Opinion


Economic, fiscal and energy policies of the Duterte administration




My Cup Of Liberty
Bienvenido S. Oplas, Jr.

Posted on October 07, 2016


The new administration of President Rodrigo Duterte will turn 100 days old this week. The basis for its assessment is still sketchy and raw, so one way to further assess it later is to see some baseline figures when it assumed office.

Stratbase-Albert del Rosario Institute (ADRi) conducted a forum last Sept. 28 on “Raising the Next Tiger: The New Administration’s Economic Priorities” at The Tower Club in Makati. The main speakers were Mr. Aekapol Chongvilaivan, Country Economist, Philippines Country Office, Asian Development Bank (ADB); Department of Budget and Management (DBM) Secretary Ben Diokno; and Bangko Sentral ng Pilipinas (BSP) Deputy Governor for Monetary Stability Sector, Diwa Guinigundo.
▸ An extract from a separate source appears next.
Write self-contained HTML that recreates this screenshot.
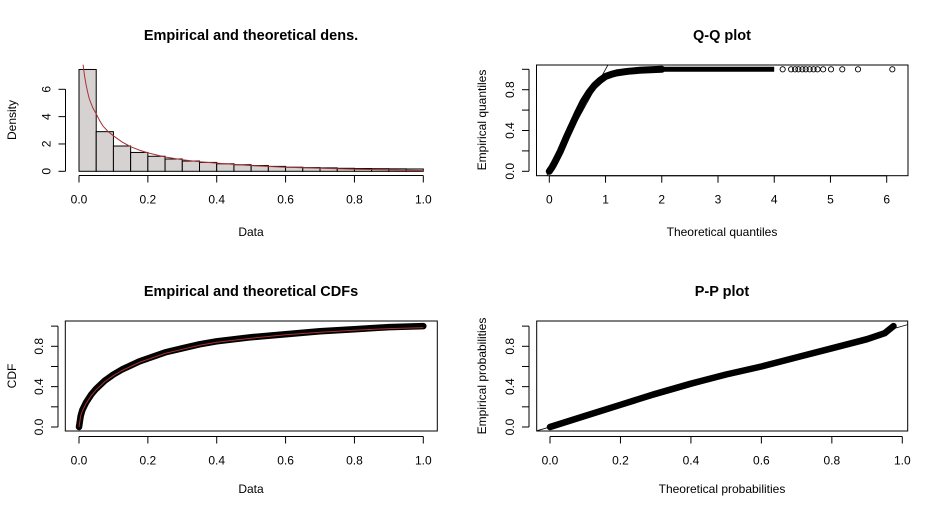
<!DOCTYPE html>
<html><head><meta charset="utf-8"><style>
body{margin:0;background:#fff}
svg{display:block;font-family:"Liberation Sans",Arial,sans-serif}
.t{font-size:12px;fill:#000}
.ti{font-size:14.5px;font-weight:bold;fill:#000}
</style></head><body>
<svg id="s" width="942" height="513" viewBox="0 0 942 513" data-name="fit-diagnostics-figure" data-interactable="false"></svg>
<script>
// Histogram data
const histBreaks=[0,0.05,0.1,0.15,0.2,0.25,0.3,0.35,0.4,0.45,0.5,0.55,0.6,0.65,0.7,0.75,0.8,0.85,0.9,0.95,1.0];
const histDensity=[7.45,2.9,1.85,1.38,1.1,0.9,0.75,0.65,0.55,0.48,0.42,0.36,0.3,0.27,0.25,0.22,0.2,0.19,0.18,0.17];
const densX=[0.012,0.016,0.02,0.025,0.03,0.04,0.05,0.06,0.07,0.085,0.1,0.125,0.15,0.175,0.2,0.25,0.3,0.35,0.4,0.5,0.6,0.7,0.8,0.9,1.0];
const densY=[7.8,7.0,6.4,5.8,5.3,4.65,4.2,3.7,3.3,2.9,2.6,2.15,1.8,1.55,1.35,1.05,0.85,0.7,0.6,0.42,0.3,0.22,0.15,0.1,0.05];
const histXTicks=[0,0.2,0.4,0.6,0.8,1.0];
const histYTicks=[0,2,4,6];
// QQ data
const qqX=[0,0.05,0.1,0.2,0.3,0.4,0.5,0.6,0.7,0.8,0.9,1.0,1.1,1.2,1.4,1.6,1.8,2.0];
const qqY=[0,0.04,0.09,0.2,0.33,0.45,0.57,0.68,0.77,0.84,0.89,0.93,0.95,0.965,0.98,0.99,0.995,1.0];
const qqTailX=[2.0,2.5,3.0,3.5,4.0];
const qqTailY=[1,1,1,1,1];
const qqSparseX=[4.15,4.3,4.37,4.43,4.5,4.56,4.63,4.7,4.77,4.87,5.01,5.21,5.49,6.1];
const qqSparseY=[1,1,1,1,1,1,1,1,1,1,1,1,1,1];
const qqXTicks=[0,1,2,3,4,5,6];
const probTicks=[0,0.2,0.4,0.6,0.8,1.0];
const probLabels=["0.0","0.2","0.4","0.6","0.8","1.0"];
// CDF data
const cdfX=[0,0.005,0.01,0.02,0.035,0.05,0.075,0.1,0.125,0.15,0.175,0.2,0.25,0.3,0.35,0.4,0.5,0.6,0.7,0.8,0.9,1.0];
const cdfEmp=[0,0.11,0.17,0.24,0.32,0.38,0.46,0.52,0.57,0.61,0.65,0.68,0.74,0.78,0.82,0.85,0.89,0.92,0.95,0.97,0.99,1.0];
const cdfTheo=[0,0.11,0.16,0.23,0.31,0.37,0.45,0.51,0.56,0.6,0.64,0.67,0.73,0.77,0.81,0.84,0.88,0.915,0.94,0.96,0.975,0.985];
// PP data
const ppX=[0,0.1,0.2,0.3,0.4,0.5,0.6,0.7,0.8,0.9,0.95,0.975];
const ppY=[0,0.11,0.22,0.33,0.43,0.52,0.6,0.69,0.78,0.87,0.93,1.0];

const S=document.getElementById('s');const NS='http://www.w3.org/2000/svg';
const RED='#a83232';
function el(tag,a,p){const e=document.createElementNS(NS,tag);for(const k in a)e.setAttribute(k,a[k]);(p||S).appendChild(e);return e;}
function txt(x,y,s,cls,rot,anchor){const e=el('text',{x:x,y:y,class:cls,'text-anchor':anchor||'middle'});if(rot)e.setAttribute('transform','rotate(-90 '+x+' '+y+')');e.textContent=s;return e;}
function lin(d0,d1,r0,r1){return v=>r0+(v-d0)/(d1-d0)*(r1-r0);}
function pathD(xs,ys,sx,sy){return xs.map((v,i)=>(i?'L':'M')+sx(v).toFixed(1)+' '+sy(ys[i]).toFixed(1)).join(' ');}
function xAxis(ticks,labels,sx,y,g){el('line',{x1:sx(ticks[0]),x2:sx(ticks[ticks.length-1]),y1:y,y2:y,stroke:'#000'},g);
 ticks.forEach((v,i)=>{el('line',{x1:sx(v),x2:sx(v),y1:y,y2:y+7,stroke:'#000'},g);const t=txt(sx(v),y+28,labels[i],'t');t.setAttribute('data-name','x-tick-label');t.setAttribute('data-interactable','false');});}
function yAxis(ticks,labels,sy,x,g){el('line',{x1:x,x2:x,y1:sy(ticks[0]),y2:sy(ticks[ticks.length-1]),stroke:'#000'},g);
 ticks.forEach((v,i)=>{el('line',{x1:x,x2:x-7,y1:sy(v),y2:sy(v),stroke:'#000'},g);if(labels[i]){const t=txt(x-15,sy(v),labels[i],'t',true);t.setAttribute('data-name','y-tick-label');t.setAttribute('data-interactable','false');}});}
function grp(name){const g=el('g',{});g.setAttribute('data-name',name);g.setAttribute('data-interactable','false');return g;}

// Panel 1 histogram
{const g=grp('density-panel');const sx=lin(0,1,79,423.3),sy=lin(0,6,171.3,89.3);
 for(let i=0;i<histDensity.length;i++){const r=el('rect',{x:sx(histBreaks[i]),y:sy(histDensity[i]),width:sx(histBreaks[i+1])-sx(histBreaks[i]),height:sy(0)-sy(histDensity[i]),fill:'#d6d2d2',stroke:'#000','stroke-width':1},g);
 r.setAttribute('data-name','histogram-bar');r.setAttribute('data-interactable','false');}
 const c=el('path',{d:pathD(densX,densY,sx,sy),fill:'none',stroke:RED,'stroke-width':1},g);c.setAttribute('data-name','theoretical-density-curve');c.setAttribute('data-interactable','false');
 xAxis(histXTicks,["0.0","0.2","0.4","0.6","0.8","1.0"],sx,175.5,g);yAxis(histYTicks,["0","2","4","6"],sy,65.5,g);
 const t=txt(251,40,'Empirical and theoretical dens.','ti');t.setAttribute('data-name','density-title');t.setAttribute('data-interactable','false');
 const a=txt(251,236,'Data','t');a.setAttribute('data-name','x-axis-title');a.setAttribute('data-interactable','false');
 const b=txt(16,120,'Density','t',true);b.setAttribute('data-name','y-axis-title');b.setAttribute('data-interactable','false');}

// Panel 2 QQ
{const g=grp('qq-panel');const sx=lin(0,6,549.3,886.7),sy=lin(0,0.8,171.3,89.7);
 const cp=el('clipPath',{id:'c2'},g);el('rect',{x:537,y:65,width:371,height:111},cp);
 el('line',{x1:sx(-0.1),y1:sy(-0.1),x2:sx(1.3),y2:sy(1.3),stroke:'#000','stroke-width':0.8,'clip-path':'url(#c2)'},g).setAttribute('data-name','reference-line');
 const p=el('path',{d:pathD(qqX,qqY,sx,sy),fill:'none',stroke:'#000','stroke-width':7,'stroke-linecap':'round','stroke-linejoin':'round'},g);p.setAttribute('data-name','qq-points-dense');p.setAttribute('data-interactable','false');
 const p2=el('path',{d:pathD(qqTailX,qqTailY,sx,sy),fill:'none',stroke:'#000','stroke-width':5},g);p2.setAttribute('data-name','qq-points-tail');p2.setAttribute('data-interactable','false');
 qqSparseX.forEach((v,i)=>{const c=el('circle',{cx:sx(v),cy:sy(qqSparseY[i]),r:2.6,fill:'none',stroke:'#000','stroke-width':0.9},g);c.setAttribute('data-name','qq-point');c.setAttribute('data-interactable','false');});
 el('rect',{x:536.5,y:65,width:371.5,height:110.7,fill:'none',stroke:'#000'},g).setAttribute('data-name','plot-box');
 xAxis(qqXTicks,qqXTicks.map(String),sx,175.7,g);yAxis(probTicks,["0.0","","0.4","","0.8",""],sy,529,g);
 const t=txt(722,40,'Q-Q plot','ti');t.setAttribute('data-name','qq-title');t.setAttribute('data-interactable','false');
 const a=txt(722,236,'Theoretical quantiles','t');a.setAttribute('data-name','x-axis-title');a.setAttribute('data-interactable','false');
 const b=txt(486,120,'Empirical quantiles','t',true);b.setAttribute('data-name','y-axis-title');b.setAttribute('data-interactable','false');}

// Panel 3 CDF
{const g=grp('cdf-panel');const sx=lin(0,1,79,423.3),sy=lin(0,0.8,427,346.3);
 const p=el('path',{d:pathD(cdfX,cdfEmp,sx,sy),fill:'none',stroke:'#000','stroke-width':6.5,'stroke-linecap':'round','stroke-linejoin':'round'},g);p.setAttribute('data-name','empirical-cdf');p.setAttribute('data-interactable','false');
 const r=el('path',{d:pathD(cdfX,cdfTheo,sx,sy),fill:'none',stroke:RED,'stroke-width':1},g);r.setAttribute('data-name','theoretical-cdf');r.setAttribute('data-interactable','false');
 el('rect',{x:65.3,y:321,width:372,height:110,fill:'none',stroke:'#000'},g).setAttribute('data-name','plot-box');
 xAxis(histXTicks,["0.0","0.2","0.4","0.6","0.8","1.0"],sx,436.5,g);yAxis(probTicks,["0.0","","0.4","","0.8",""],sy,58,g);
 const t=txt(251,296,'Empirical and theoretical CDFs','ti');t.setAttribute('data-name','cdf-title');t.setAttribute('data-interactable','false');
 const a=txt(251,493,'Data','t');a.setAttribute('data-name','x-axis-title');a.setAttribute('data-interactable','false');
 const b=txt(16,376,'CDF','t',true);b.setAttribute('data-name','y-axis-title');b.setAttribute('data-interactable','false');}

// Panel 4 PP
{const g=grp('pp-panel');const sx=lin(0,1,550,902.3),sy=lin(0,0.8,427,346.3);
 const cp=el('clipPath',{id:'c4'},g);el('rect',{x:537,y:321,width:371,height:110},cp);
 el('line',{x1:sx(-0.1),y1:sy(-0.1),x2:sx(1.1),y2:sy(1.1),stroke:'#000','stroke-width':0.8,'clip-path':'url(#c4)'},g).setAttribute('data-name','reference-line');
 const p=el('path',{d:pathD(ppX,ppY,sx,sy),fill:'none',stroke:'#000','stroke-width':6.5,'stroke-linecap':'round','stroke-linejoin':'round'},g);p.setAttribute('data-name','pp-points');p.setAttribute('data-interactable','false');
 el('rect',{x:536.7,y:321,width:371,height:110,fill:'none',stroke:'#000'},g).setAttribute('data-name','plot-box');
 xAxis(probTicks,probLabels,sx,436.5,g);yAxis(probTicks,["0.0","","0.4","","0.8",""],sy,529,g);
 const t=txt(722,296,'P-P plot','ti');t.setAttribute('data-name','pp-title');t.setAttribute('data-interactable','false');
 const a=txt(722,493,'Theoretical probabilities','t');a.setAttribute('data-name','x-axis-title');a.setAttribute('data-interactable','false');
 const b=txt(486,376,'Empirical probabilities','t',true);b.setAttribute('data-name','y-axis-title');b.setAttribute('data-interactable','false');}
</script>
</body></html>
The various reactors and discussants included Mr. George Barcelon, president of the Philippine Chamber of Commerce and Industry (PCCI); Mr. Calixto Chikiamco, president of the Foundation for Economic Freedom (FEF); Ambassador Donald Dee, president of the Employers Confederation of the Philippines (ECOP); and Mr. George Chua, president of the Financial Executives of the Philippines (FINEX).

These four reactors particularly mentioned the high prices and limited capacity of the Philippine’s energy sector. They pointed out that this factor, among others, reduces the country’s competitiveness compared to our ASEAN neighbors. Mr. Chikiamco and Mr. Chua in particular mentioned the problem of pushing more renewables wind and solar into the national grid as contributing to rising electricity prices and even affecting the grid stability.

Below are some numbers presented during the forum. I added the data on electricity generation (in terawatt hours) to further contextualize the points made by the four mentioned discussants (see Table 1).



Sec. Diokno did not give comparative data for some ASEAN countries, only the Philippines’ fiscal data. He only emphasized the bigger focus of Duterte administration to expand and improve the country’s infrastructure to address the Philippines’ low rank in global competitiveness surveys.

Public spending by the national government for infrastructure are as follows: P165B in 2010, P175B in 2011, P216B in 2012, P307B in 2013, P346B in 2014, P576B in 2015, P756B in 2016, and P861B proposed in 2017. These numbers indicate a sustained increase in infrastructure spending from 2015 until next year.

So as baseline data: First, the Philippine economy has been growing rather fast until 2015 and the challenge is how to sustain this expansion. Second, overall global competitiveness is good enough but ranking in infrastructure quality is low. And third, growth of our power generation remained low, only 46% after one decade. In contrast, Indonesia’s power capacity has expanded nearly twice after a decade while Vietnam’s has expanded more than three times.

The big challenge therefore is to allocate more public resources for infrastructure development.

To get the additional funds, the new government will have to discontinue -- or at least significantly cut the budgets -- of some programs and projects that have questionable impact on poverty alleviation. These funds should then be reallocated to help bankroll more infrastructure projects.

Second, attract more private players and investors in coal and natural gas power generation, in road tollways, in seaports and airports, in rail-based urban transportation. This process is non-burdensome to taxpayers because these public goods are funded via user-pay principle.

For instance, only those who regularly use NLEx and SLEx pay for the capital expenditure and maintenance of those roads, not taxpayers who live far away who hardly ever use these roads.

It is also good that the President has explicitly declared that we cannot turn our back in using cheaper and stable energy from fossil fuels like coal and natural because of our fast rising energy demand that require 24/7 power. It is not possible to sustain fast growth without cheaper and stable electricity supply. Energy precedes economic development, it is not vice versa.

In the presentation by Mr. Guinigundo, he showed important reform measures from 1993 to 2016. I will show here some, especially those referring to enhancing more economic competition, liberalization and deregulation (see Table 2).




If we remove the uncertainties of murders and disrespect for due process related to the ongoing “war on drugs,” the Duterte administration is starting on good and relatively stable macroeconomic platform. It just needs to sustain the momentum while hastening development and expansion of public infrastructure, especially in roads and energy.